In response to the Nobel Peace Prize awarded to dissident Liu Xiaobo, a group of Chinese created an alternative prize called the Confucius Peace Prize, which the Global Times heralded as, “a weapon in the battle of ideas.” Yet the recipient, Chairman Emeritus of Taiwan’s Kuomintang Party, Lien Chan, did not attend the ceremony and announced no intention of receiving the RMB100,000 award. The New York Times reports from the question and answer portion of the ceremony,m during which organizers were peppered with questions about Liu Xiaobo:
Tan Changliu, chairman of the committee, made every attempt to steer the conversation away from that subject. In a page seemingly taken from the Harry Potter books, he tried to avoid referring to Mr.
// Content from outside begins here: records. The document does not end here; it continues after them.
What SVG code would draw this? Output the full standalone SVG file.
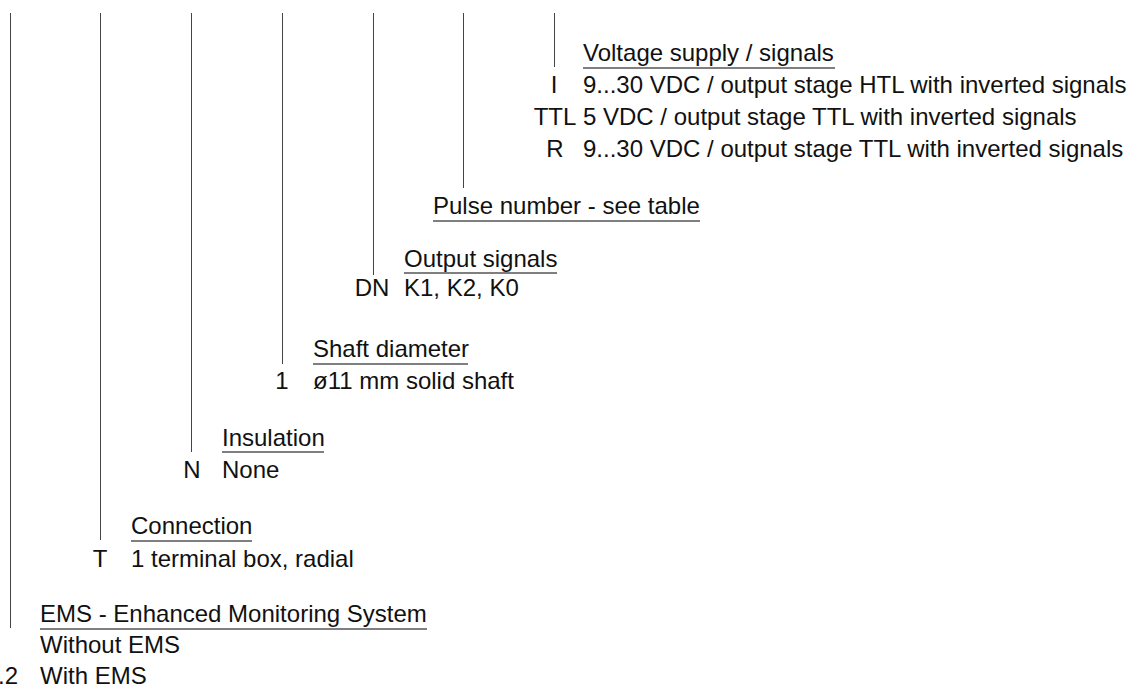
<svg xmlns="http://www.w3.org/2000/svg" width="1131" height="688" viewBox="0 0 1131 688">
<style>
text{font-family:"Liberation Sans",Arial,sans-serif;font-size:24px;fill:#111}
.c{text-anchor:middle}
.u{stroke:#555;stroke-width:1.5;fill:none}
.v{stroke:#444;stroke-width:1;fill:none}
</style>
<rect width="1131" height="688" fill="#fff"/>
<g id="connectors">
<line class="v" x1="10.5" y1="13" x2="10.5" y2="628"/>
<line class="v" x1="100.5" y1="13" x2="100.5" y2="540"/>
<line class="v" x1="191.5" y1="13" x2="191.5" y2="452"/>
<line class="v" x1="282.5" y1="13" x2="282.5" y2="364"/>
<line class="v" x1="373.5" y1="13" x2="373.5" y2="275"/>
<line class="v" x1="463.5" y1="13" x2="463.5" y2="188"/>
<line class="v" x1="554.5" y1="13" x2="554.5" y2="67"/>
</g>
<g id="voltage">
<text x="583" y="61">Voltage supply / signals</text>
<line class="u" x1="583" y1="68" x2="835" y2="68"/>
<text class="c" x="554" y="93">I</text>
<text x="583" y="93">9...30 VDC / output stage HTL with inverted signals</text>
<text class="c" x="555" y="125">TTL</text>
<text x="583" y="125">5 VDC / output stage TTL with inverted signals</text>
<text class="c" x="555" y="157">R</text>
<text x="583" y="157">9...30 VDC / output stage TTL with inverted signals</text>
</g>
<g id="pulse">
<text x="433" y="214">Pulse number - see table</text>
<line class="u" x1="433" y1="221" x2="700" y2="221"/>
</g>
<g id="output">
<text x="404" y="267">Output signals</text>
<line class="u" x1="404" y1="273" x2="557" y2="273"/>
<text class="c" x="372" y="296">DN</text>
<text x="404" y="296">K1, K2, K0</text>
</g>
<g id="shaft">
<text x="313" y="357">Shaft diameter</text>
<line class="u" x1="313" y1="364" x2="468" y2="364"/>
<text class="c" x="282" y="389">1</text>
<text x="313" y="389">ø11 mm solid shaft</text>
</g>
<g id="insulation">
<text x="222" y="446">Insulation</text>
<line class="u" x1="222" y1="452" x2="324" y2="452"/>
<text class="c" x="192" y="478">N</text>
<text x="222" y="478">None</text>
</g>
<g id="connection">
<text x="131" y="534">Connection</text>
<line class="u" x1="131" y1="541" x2="252" y2="541"/>
<text class="c" x="100" y="567">T</text>
<text x="131" y="567">1 terminal box, radial</text>
</g>
<g id="ems">
<text x="40" y="622">EMS - Enhanced Monitoring System</text>
<line class="u" x1="40" y1="629" x2="427" y2="629"/>
<text x="40" y="653">Without EMS</text>
<text x="-2" y="684">.2</text>
<text x="40" y="684">With EMS</text>
</g>
</svg>
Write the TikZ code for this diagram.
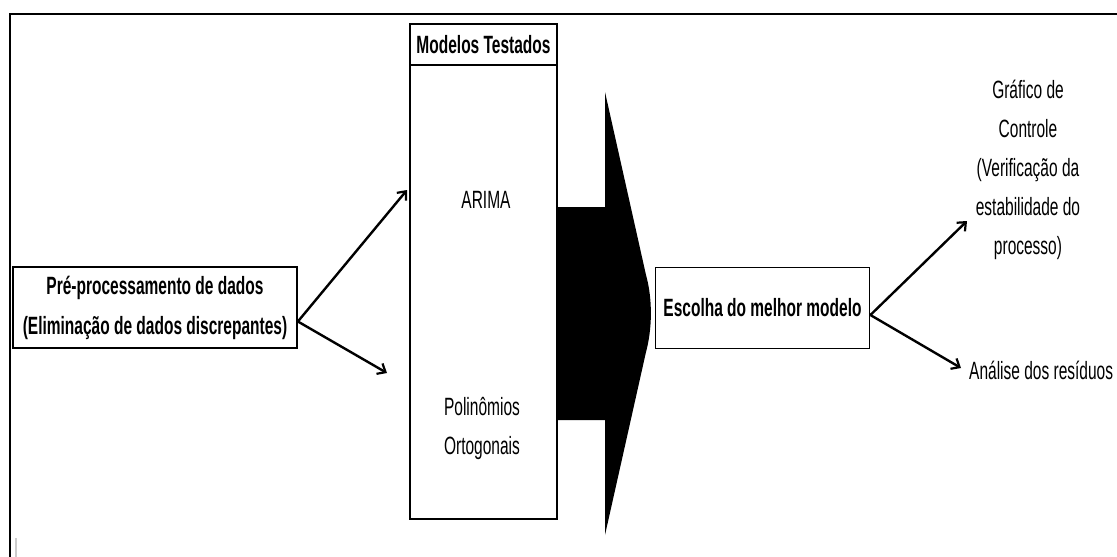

Liu by name, instead calling him the man “with the three-character name.”
Mr. Tan said the prize was meant to give “a Chinese perspective on peace.” When pressed on its relation to the Norwegian prize, he said that China had had a longer history with peace. He added, “Did the Nobel Peace Prize influence Confucius, or did Confucius influence the Nobel Peace Prize?”
The panel distributed a booklet that opened with a paragraph saying the 1.3-billion-strong nation of China “should have a greater voice on the issue of world peace” and that “Norway is only a small country with scarce land area and population.”
[…] Worn down by so many questions, Zhao Zhenjiang, one of the judges, went on a tirade against the United States and wondered aloud why Barack Obama had won the Nobel Peace Prize last year when he is staging military exercises with South Korea in the Yellow Sea.